In a filing to the Federal Communications Commission in late January, Charter said its testing in that swath of spectrum in rural communities has delivered speeds of at least 25 Megabits per spectrum downstream and 3 Mbps upstream.

Charter put forth those numbers as the FCC moves on a proposed rulemaking on changes to the use of Priority Access Licenses (PALs) in the range of 3.55 GHz to 3.7 GHz, a slice of spectrum referred to as CBRS, or Citizens Broadband Radio Service. Charter specifically wants to expand the current PAL geographic license size from census tracts to county-sized licenses.

The Stamford, Conn.-based cable operator likewise fears that increasing the licensing size, rather than supporting footprints that align with a cable operator’s existing deployments, could limit the 3.5-GHz band to only the largest incumbent wireless carriers, adding that future deployments will likely use extensive small-cell deployments that are not well suited for large geographic license areas that tend to be the domain of macro-cell deployments.

With the “right rules,” the 3.5-GHz band could emerge as a cost-effective way to deliver fixed wireless service in rural areas, Charter said.

Giving Underused Spectrum A Flight Test

That batch of spectrum Charter is eyeing has been underutilized (the U.S. Navy taps into it for flight operations for aircraft carriers, for example) but is now being opened up to additional use cases, including enhancing services that currently tap licensed spectrum.

In addition to incumbent usage, CBRS, as a shared section of spectrum, will also be used to support non-incumbent PALs and general authorized access, with at least 80 MHz of spectrum always available for the latter case. Any spectrum that is not sold for priority access will go back into the general access pool.

Cable operators are eyeing CBRS in part to complement their mobile virtual network operator (MVNO) agreements so they can offset (or at least lower) some of the network costs associated with new mobile services. Charter, as Comcast has already done with Xfinity Mobile, will lean on an MVNO agreement with Verizon Wireless for a service that’s expected to debut later this year.

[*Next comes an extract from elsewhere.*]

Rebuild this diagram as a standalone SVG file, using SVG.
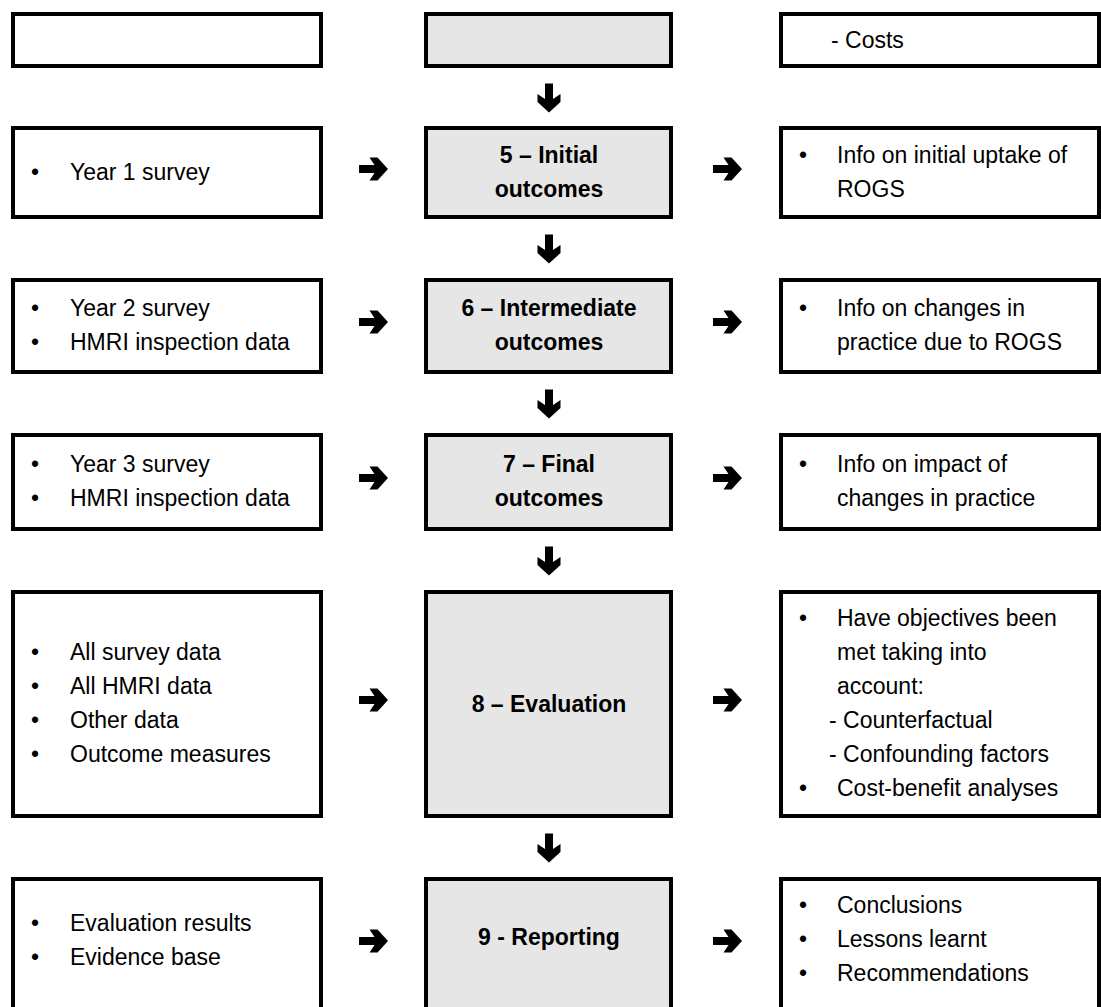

Charter is asking the FCC to adopt a county-sized geographic licensing scheme while also mandating performance requirements for PALs in that band.

“Although Charter supports the partitioning and disaggregation of PALs, crafting a robust secondary market is no substitute for adopting licensing policies that incentivize new entrants as well as small and large providers,” Charter explained.

Charter said it believes that the use of county-sized geographic licensing areas “strikes an appropriate balance” for emerging opportunities while also enabling new entrants to leverage existing infrastructure. The cable operator likewise held that the speeds it has demonstrated in the 3.5 GHz band could be supported using county-sized licenses.

“The 3.5-GHz band remains an important component of Charter’s wireless strategy,” the MSO told the FCC. “The adoption of appropriate rules that encourage deployment and investment by new entrants will also be a critical element of Charter’s evaluation of 3.5-GHz licenses as part of its overall wireless strategy.”

Charter Communications has yet to detail pricing and packaging on a mobile service that will debut later this year, but it’s making some progress with wireless broadband trials that are tapping into the 3.5-GHz spectrum band.